Common(wealth) Knowledge #73: Australia's referendum system makes change hard
The double majority required for a referendum means the Yes campaign faces an uphill battle.
As millions of Australians head to the polls today to vote on creating an Indigenous Voice to Parliament, with the Yes campaign trailing in all polls and surveys for several months, a look at the history of referendums in Australia reveals just how high the bar is for a successful referendum.
Borrowing from the Swiss tradition of holding national referendums on important pieces of legislation, a process known as ‘direct democracy,’ Section 128 of the Australia Constitution allows national referendums to be held for changing the constitution.
Australia, unlike other Westminster System countries like the United Kingdom, New Zealand, and Canada, has a written constitution, contained in a single document. This constitution limits the power of the government, and allows the Commonwealth, State, and Territory governments to exist side-by-side.
Other Westminster countries have ‘unwritten constitutions,’ which include a number of constitutional conventions, pieces of legislation, and legal doctrines. In these countries, Parliament reigns supreme, able to change any law, because it has the power to amend the legislation that makes up most of the unwritten constitution. This is known as ‘parliamentary sovereignty.’

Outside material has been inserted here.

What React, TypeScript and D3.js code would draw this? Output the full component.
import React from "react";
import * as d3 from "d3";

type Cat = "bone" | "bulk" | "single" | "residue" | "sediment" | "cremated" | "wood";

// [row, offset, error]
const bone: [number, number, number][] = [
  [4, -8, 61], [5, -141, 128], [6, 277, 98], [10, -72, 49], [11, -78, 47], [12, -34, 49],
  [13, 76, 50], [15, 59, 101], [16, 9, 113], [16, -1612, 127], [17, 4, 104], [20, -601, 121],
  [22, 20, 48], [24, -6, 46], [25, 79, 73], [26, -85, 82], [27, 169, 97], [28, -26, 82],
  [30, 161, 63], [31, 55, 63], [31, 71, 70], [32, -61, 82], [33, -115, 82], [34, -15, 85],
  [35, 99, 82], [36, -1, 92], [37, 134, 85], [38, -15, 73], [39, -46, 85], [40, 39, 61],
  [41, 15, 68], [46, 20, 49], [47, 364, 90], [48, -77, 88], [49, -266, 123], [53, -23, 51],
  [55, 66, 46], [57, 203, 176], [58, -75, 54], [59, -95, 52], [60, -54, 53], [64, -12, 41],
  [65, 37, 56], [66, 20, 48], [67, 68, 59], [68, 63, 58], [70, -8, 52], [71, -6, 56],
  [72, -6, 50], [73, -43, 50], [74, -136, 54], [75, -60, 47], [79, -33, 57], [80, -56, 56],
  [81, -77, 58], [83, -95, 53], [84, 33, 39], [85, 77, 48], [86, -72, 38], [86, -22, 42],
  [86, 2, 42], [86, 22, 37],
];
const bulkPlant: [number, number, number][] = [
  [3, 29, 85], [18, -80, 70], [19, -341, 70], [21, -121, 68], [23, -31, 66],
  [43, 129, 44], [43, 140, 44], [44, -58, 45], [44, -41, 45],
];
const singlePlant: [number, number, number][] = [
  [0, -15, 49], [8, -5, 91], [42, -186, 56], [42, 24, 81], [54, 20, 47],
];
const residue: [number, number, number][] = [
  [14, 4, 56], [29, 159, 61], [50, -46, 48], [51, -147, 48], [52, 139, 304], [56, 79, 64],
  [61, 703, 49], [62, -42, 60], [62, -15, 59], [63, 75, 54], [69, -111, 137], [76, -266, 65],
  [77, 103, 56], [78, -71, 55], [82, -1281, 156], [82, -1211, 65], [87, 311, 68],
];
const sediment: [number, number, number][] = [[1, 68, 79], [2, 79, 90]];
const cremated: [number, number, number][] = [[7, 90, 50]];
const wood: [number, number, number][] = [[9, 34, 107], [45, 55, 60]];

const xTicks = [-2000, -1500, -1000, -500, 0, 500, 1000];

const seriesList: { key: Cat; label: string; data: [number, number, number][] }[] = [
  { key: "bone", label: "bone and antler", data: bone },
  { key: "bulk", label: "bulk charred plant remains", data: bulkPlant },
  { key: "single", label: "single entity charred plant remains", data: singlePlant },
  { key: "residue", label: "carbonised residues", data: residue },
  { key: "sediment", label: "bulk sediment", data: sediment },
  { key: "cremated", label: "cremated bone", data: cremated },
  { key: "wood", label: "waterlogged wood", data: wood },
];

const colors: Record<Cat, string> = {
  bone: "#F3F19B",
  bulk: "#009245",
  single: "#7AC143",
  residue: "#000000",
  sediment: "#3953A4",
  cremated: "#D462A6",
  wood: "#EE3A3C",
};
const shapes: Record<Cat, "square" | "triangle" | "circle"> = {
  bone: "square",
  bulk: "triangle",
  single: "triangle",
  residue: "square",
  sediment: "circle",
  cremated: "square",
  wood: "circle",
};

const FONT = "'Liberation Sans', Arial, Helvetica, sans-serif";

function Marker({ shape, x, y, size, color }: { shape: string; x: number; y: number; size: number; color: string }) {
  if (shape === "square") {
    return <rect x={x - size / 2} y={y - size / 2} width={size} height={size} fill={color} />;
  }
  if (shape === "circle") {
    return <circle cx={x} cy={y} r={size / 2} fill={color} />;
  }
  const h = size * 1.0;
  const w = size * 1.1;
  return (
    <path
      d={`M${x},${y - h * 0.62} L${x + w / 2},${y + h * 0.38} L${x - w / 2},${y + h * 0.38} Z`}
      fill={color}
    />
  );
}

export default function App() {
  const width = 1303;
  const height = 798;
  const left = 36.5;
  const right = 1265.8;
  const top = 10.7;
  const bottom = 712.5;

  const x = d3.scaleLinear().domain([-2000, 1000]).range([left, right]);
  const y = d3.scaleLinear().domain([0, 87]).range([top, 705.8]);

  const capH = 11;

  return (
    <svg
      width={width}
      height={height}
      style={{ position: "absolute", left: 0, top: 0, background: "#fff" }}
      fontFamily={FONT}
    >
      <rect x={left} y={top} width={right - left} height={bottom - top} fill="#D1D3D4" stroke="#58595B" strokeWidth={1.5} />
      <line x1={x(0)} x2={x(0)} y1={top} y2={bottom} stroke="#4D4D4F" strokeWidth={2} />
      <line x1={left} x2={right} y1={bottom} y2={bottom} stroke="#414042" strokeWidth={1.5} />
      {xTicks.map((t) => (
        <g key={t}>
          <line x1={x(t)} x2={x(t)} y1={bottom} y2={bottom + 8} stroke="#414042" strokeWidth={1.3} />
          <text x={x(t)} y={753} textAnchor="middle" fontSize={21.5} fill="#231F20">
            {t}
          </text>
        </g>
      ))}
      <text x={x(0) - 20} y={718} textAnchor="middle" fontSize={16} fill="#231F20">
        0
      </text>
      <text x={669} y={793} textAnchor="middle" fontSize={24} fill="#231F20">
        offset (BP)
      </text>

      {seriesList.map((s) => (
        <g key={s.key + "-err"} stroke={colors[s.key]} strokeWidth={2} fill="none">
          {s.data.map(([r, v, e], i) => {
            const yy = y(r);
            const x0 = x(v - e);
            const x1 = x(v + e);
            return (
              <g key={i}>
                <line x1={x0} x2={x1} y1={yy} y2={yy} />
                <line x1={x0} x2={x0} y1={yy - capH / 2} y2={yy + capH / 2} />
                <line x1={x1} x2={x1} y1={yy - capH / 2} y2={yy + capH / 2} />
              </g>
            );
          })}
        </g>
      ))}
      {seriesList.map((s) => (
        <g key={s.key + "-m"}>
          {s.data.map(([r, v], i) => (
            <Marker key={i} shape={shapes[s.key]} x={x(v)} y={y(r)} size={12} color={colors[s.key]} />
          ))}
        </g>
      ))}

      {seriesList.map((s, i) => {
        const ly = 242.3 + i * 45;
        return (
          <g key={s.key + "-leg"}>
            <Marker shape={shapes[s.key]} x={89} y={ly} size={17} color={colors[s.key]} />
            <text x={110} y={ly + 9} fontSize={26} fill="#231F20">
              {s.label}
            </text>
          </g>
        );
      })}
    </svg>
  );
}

Instead, Australia chose to go with an American-style written constitution, because this would limit the power of the federal government, allowing the former colonies, which pre-dated the federal government, to maintain some of their powers.
However, the framers of the Constitution were not entirely committed to the idea of an American-style constitution. Elements of the Westminster system remained, like constitutional conventions and the concept of a ‘responsible government’ that answered to Parliament, remained.
Similarly, the framers recognised that there were some benefits to a more flexible constitution, meaning the power to amend it was required. But if Parliament alone could amend the Constitution, granting itself new powers, then it wasn’t much better than an unwritten constitution, with parliamentary sovereignty.
Section 128 was the result of this compromise.
For a referendum to succeed, it would need to pass Parliament, and then would be handed over to the public, who could have their say.
Section 128 creates a ‘double majority’ requirement for the success of a referendum. To pass, it requires a majority of people in a majority of states, and a majority of Australians overall.
As Australia still consists of the original 6 states, the first majority means that at least 4 separate states must have a majority of their residents vote in favour of the referendum.
The second majority is a majority of Australians. This is simply a popular vote done throughout Australia, regardless of which state a person lives in. The Territories are included in the popular vote, though as they are not equal to States, they are not part of the first majority.
This double majority sets a high standard, as it favours the status quo. The ‘No’ campaign is not required to get a majority of states; if both campaigns win three states each, it does not pass.
Theoretically, the No campaign can also win if it loses a majority of states, but still wins the popular vote, although this is much harder to achieve.
It is therefore not surprising that so many referendums fail. Of the 44 referendums held, only 8 have succeeded. Of these, only one referendum did not win in all 6 states. In 1910, a referendum question to allow the Commonwealth government to take over State governments’ debts at any time, amending Section 105 of the Constitution, did not win in New South Wales, but met both double majority requirements.
Perhaps the best example of just how hard it is for a referendum to succeed is the 3 referendum questions put to Australian voters in 1946.
The 3 questions were about giving the Commonwealth government to make laws with respect to social services, the marketing of agricultural goods, and regulating the terms and conditions of industrial employment.
The 3 questions were introduced to Parliament by the Labor government. The Liberal/Country Party coalition, under Robert Menzies, agreed to support the social services power, provided that it prevented the ‘civil conscription’ of doctors, which would have abolished the private healthcare sector.
When the 3 questions were put to the public, only 1 question, the social services power, had bipartisan support. Unsurprisingly, it was the only question to succeed. Liberal/Country opposition to the other two questions meant that while both won the national vote, with a margin of less than 1%, they only won in New South Wales, Victoria, and Western Australia. Winning only 3 states meant that it did not meet the double majority requirement.
With the Yes campaign for the Indigenous Voice to Parliament trailing in all states, except for Tasmania, according to the polls, the Yes campaign faces an uphill battle.
While the Yes campaign may be able to secure the national vote, thanks to strong support in Tasmania, Melbourne, Sydney, the Australian Capital Territory, and the Northern Territory, winning 4 states is a much harder result, as the ACT and NT are not relevant here.
However, it won’t be until the polling booths are closed and the votes are tallied that Australians will know which side has won.